Self-Assembled Gyroidal Mesoporous Polymer-Derived High Temperature Ceramic Monoliths

Polymer-derived ceramics (PDCs) have enabled the development of nonoxide ceramic coatings and fibers with exceptional thermo-mechanical stability. Here, we report the self-assembly based synthesis of gyroidal (space group Q(230), Ia (3) over bard) mesoporous silicon oxynitride ceramic monoliths by pyrolysis of blends of commercially available preceramic polysilazane with a structure-directing triblock terpolymer up to temperatures of 1000 degrees C. Monoliths had pore diameters of 9.4 +/- 1.1 nm and surface area of 160 m(2)/g. The three-dimensionally (3D) ordered periodic pore structure of the as-made hybrids acts to relieve stresses by allowing the escape of gases formed during ceramization.
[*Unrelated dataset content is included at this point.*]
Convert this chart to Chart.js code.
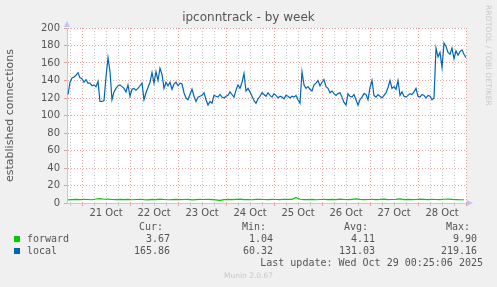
<!DOCTYPE html>
<html>
<head>
<meta charset="utf-8">
<script src="https://cdn.jsdelivr.net/npm/chart.js@4/dist/chart.umd.min.js"></script>
<style>
  body { margin: 0; background: #f0f0f0; width: 497px; height: 287px; overflow: hidden; position: relative; font-family: "DejaVu Sans", sans-serif; }
  #wrap { position: absolute; left: 0; top: 0; width: 497px; height: 287px; }
  .t { position: absolute; white-space: pre; color: #555; }
  .mono { font-family: "DejaVu Sans Mono", monospace; font-size: 10px; line-height: 12px; }
  .r { text-align: right; }
  .sq { position: absolute; width: 6px; height: 6px; }
  #title { left: 0; width: 497px; top: 10px; text-align: center; font-size: 12px; }
  #rrd { left: 484px; top: 5px; writing-mode: vertical-rl; font-size: 7.5px; color: #c8c8c8; letter-spacing: 0.2px; }
  #munin { left: 0; width: 497px; top: 271px; text-align: center; font-size: 7.5px; color: #c8c8c8; }
</style>
</head>
<body>
<div id="wrap"><canvas id="chart" width="497" height="287"></canvas></div>
<div class="t" id="title">ipconntrack - by week</div>
<div class="t" id="rrd">RRDTOOL / TOBI OETIKER</div>
<div class="t" id="munin">Munin 2.0.67</div>
<div id="legend"></div>
<script>
// x axis: hours after the first midnight grid line, one day label per noon
var dayLabels = ["21 Oct", "22 Oct", "23 Oct", "24 Oct", "25 Oct", "26 Oct", "27 Oct", "28 Oct"];
var xMin = -7.5, xMax = 192;

// local: one sample per hour, starting at hour -7
var localStart = -7, localStep = 1;
var localValues = [
  124,138,143,144,146,149,143,142,138,141,
  137,137,134,135,133,139,116,116,117,144,
  166,150,118,127,131,134,135,133,131,127,
  135,122,130,131,129,131,134,137,118,126,
  132,138,149,137,150,140,154,147,131,138,
  134,138,130,136,138,134,137,136,126,120,
  118,124,130,122,116,121,122,123,126,118,
  112,116,114,123,122,121,124,121,120,122,
  123,127,124,121,129,135,131,138,148,128,
  131,127,122,117,114,119,122,126,124,122,
  126,123,121,125,123,120,122,121,119,123,
  122,120,122,121,123,118,114,150,135,131,
  133,130,128,135,137,140,134,138,141,133,
  131,126,128,125,123,125,126,121,115,112,
  125,122,121,124,118,112,118,121,125,124,
  118,132,140,123,121,124,122,120,123,126,
  132,140,131,133,130,140,123,127,122,121,
  123,125,124,127,131,122,121,124,123,120,
  123,122,118,120,177,167,172,155,183,179,
  172,170,177,165,174,169,173,175,170,166
];

// forward: one sample every two hours, starting at hour -7
var forwardStart = -7, forwardStep = 2;
var forwardValues = [
  3.6,3.9,4.1,3.8,4.2,4.0,3.7,4.6,5.1,4.3,
  4.4,4.0,3.8,4.1,3.9,4.2,3.7,4.0,4.3,3.8,
  3.6,4.1,3.9,4.4,4.0,3.7,3.9,4.2,3.8,4.0,
  4.1,3.6,3.9,4.3,4.0,4.2,3.8,3.5,2.9,3.8,
  4.1,3.9,4.2,4.4,3.9,4.0,3.7,4.1,4.3,4.0,
  3.8,4.2,4.0,3.9,4.3,4.1,4.2,6.4,4.3,3.8,
  3.9,4.2,3.7,4.0,4.3,3.9,4.1,3.8,4.4,4.0,
  3.9,4.2,4.6,4.1,3.8,4.0,4.3,3.9,4.1,4.5,
  3.8,4.0,4.2,4.7,3.9,4.1,3.8,4.0,4.4,4.1,
  3.9,4.2,4.0,3.8,4.3,4.5,4.1,3.9,3.7,3.7
];

var seriesNames = ["forward", "local"];
var seriesColors = ["#00cc00", "#0066b3"];
var statHeaders = ["Cur:", "Min:", "Avg:", "Max:"];
var forwardStats = ["3.67", "1.04", "4.11", "9.90"];
var localStats = ["165.86", "60.32", "131.03", "219.16"];
var lastUpdate = "Last update: Wed Oct 29 00:25:06 2025";

function toPoints(start, step, values) {
  return values.map(function (v, i) { return { x: start + i * step, y: v }; });
}

// legend block below the chart
(function () {
  var legend = document.getElementById("legend");
  var headRight = [163, 266, 368, 470];
  var valRight = [170, 273, 375, 477];
  function text(str, x, y, right) {
    var d = document.createElement("div");
    d.className = "t mono" + (right ? " r" : "");
    d.textContent = str;
    d.style.top = y + "px";
    if (right) { d.style.right = (497 - x) + "px"; } else { d.style.left = x + "px"; }
    legend.appendChild(d);
  }
  statHeaders.forEach(function (h, i) { text(h, headRight[i], 221, true); });
  [forwardStats, localStats].forEach(function (stats, row) {
    var y = 233 + row * 12;
    var sq = document.createElement("div");
    sq.className = "sq";
    sq.style.left = "14px";
    sq.style.top = (y + 3) + "px";
    sq.style.background = seriesColors[row];
    legend.appendChild(sq);
    text(seriesNames[row], 27, y, false);
    stats.forEach(function (s, i) { text(s, valRight[i], y, true); });
  });
  text(lastUpdate, 483, 257, true);
})();

var axisColor = "#c4c4f4";
var majorGrid = "rgba(225,90,90,0.55)";
var minorGrid = "#c8c8c8";

var arrows = {
  id: "arrows",
  afterDraw: function (chart) {
    var a = chart.chartArea, ctx = chart.ctx;
    ctx.save();
    ctx.fillStyle = axisColor;
    ctx.beginPath();
    ctx.moveTo(a.left, a.top - 7);
    ctx.lineTo(a.left - 3, a.top - 1);
    ctx.lineTo(a.left + 3, a.top - 1);
    ctx.closePath();
    ctx.fill();
    ctx.beginPath();
    ctx.moveTo(a.right + 7, a.bottom);
    ctx.lineTo(a.right + 1, a.bottom - 3);
    ctx.lineTo(a.right + 1, a.bottom + 3);
    ctx.closePath();
    ctx.fill();
    ctx.restore();
  }
};

var plotBg = {
  id: "plotBg",
  beforeDraw: function (chart) {
    var a = chart.chartArea, ctx = chart.ctx;
    ctx.save();
    ctx.fillStyle = "#ffffff";
    ctx.fillRect(a.left, a.top, a.right - a.left, a.bottom - a.top);
    ctx.restore();
  }
};

new Chart(document.getElementById("chart"), {
  type: "line",
  data: {
    datasets: [{
      label: "forward",
      data: toPoints(forwardStart, forwardStep, forwardValues),
      borderColor: seriesColors[0],
      borderWidth: 1.2,
      pointRadius: 0,
      fill: false
    }, {
      label: "local",
      data: toPoints(localStart, localStep, localValues),
      borderColor: seriesColors[1],
      borderWidth: 1.2,
      pointRadius: 0,
      fill: false
    }]
  },
  plugins: [plotBg, arrows],
  options: {
    responsive: false,
    animation: false,
    layout: { padding: { top: 28, right: 31, bottom: 64, left: 0 } },
    plugins: { legend: { display: false }, title: { display: false }, tooltip: { enabled: false } },
    scales: {
      x: {
        type: "linear",
        min: xMin,
        max: xMax,
        afterFit: function (s) { s.height = 20; },
        afterBuildTicks: function (s) {
          var t = [];
          for (var v = -6; v <= xMax; v += 6) t.push({ value: v });
          s.ticks = t;
        },
        grid: {
          color: function (c) { return c.tick && c.tick.value % 24 === 0 ? majorGrid : minorGrid; },
          tickLength: 3,
          lineWidth: 1
        },
        border: { color: axisColor, width: 1, dash: [1, 2] },
        ticks: {
          autoSkip: false,
          maxRotation: 0,
          padding: 1,
          color: "#555",
          font: { family: "DejaVu Sans", size: 10 },
          callback: function (v) { return (v % 24 === 12) ? dayLabels[(v - 12) / 24] : ""; }
        }
      },
      y: {
        min: 0,
        max: 200,
        afterFit: function (s) { s.width = 67; },
        grid: {
          color: function (c) { return c.tick && c.tick.value % 20 === 0 ? majorGrid : minorGrid; },
          tickLength: 3,
          lineWidth: 1
        },
        border: { color: axisColor, width: 1, dash: [1, 2] },
        ticks: {
          stepSize: 10,
          padding: 4,
          color: "#555",
          font: { family: "DejaVu Sans", size: 10 },
          callback: function (v) { return v % 20 === 0 ? v : ""; }
        },
        title: {
          display: true,
          text: "established connections",
          color: "#555",
          font: { family: "DejaVu Sans", size: 11 },
          padding: { top: 4, bottom: 4 }
        }
      }
    }
  }
});
</script>
</body>
</html>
This process in turn enables the retention of smooth monoliths during ceramization under ammonia, a process that both adds nitrogen to the material and removes carbon pyrolysis products. The monoliths are appealing for high-temperature applications such as catalyst supports and microelectromechanical system (MEMS) devices including gas and pressure sensors, as well as strong, stiff, and creep-resistant scaffolds for ordered interpenetrating phase composites.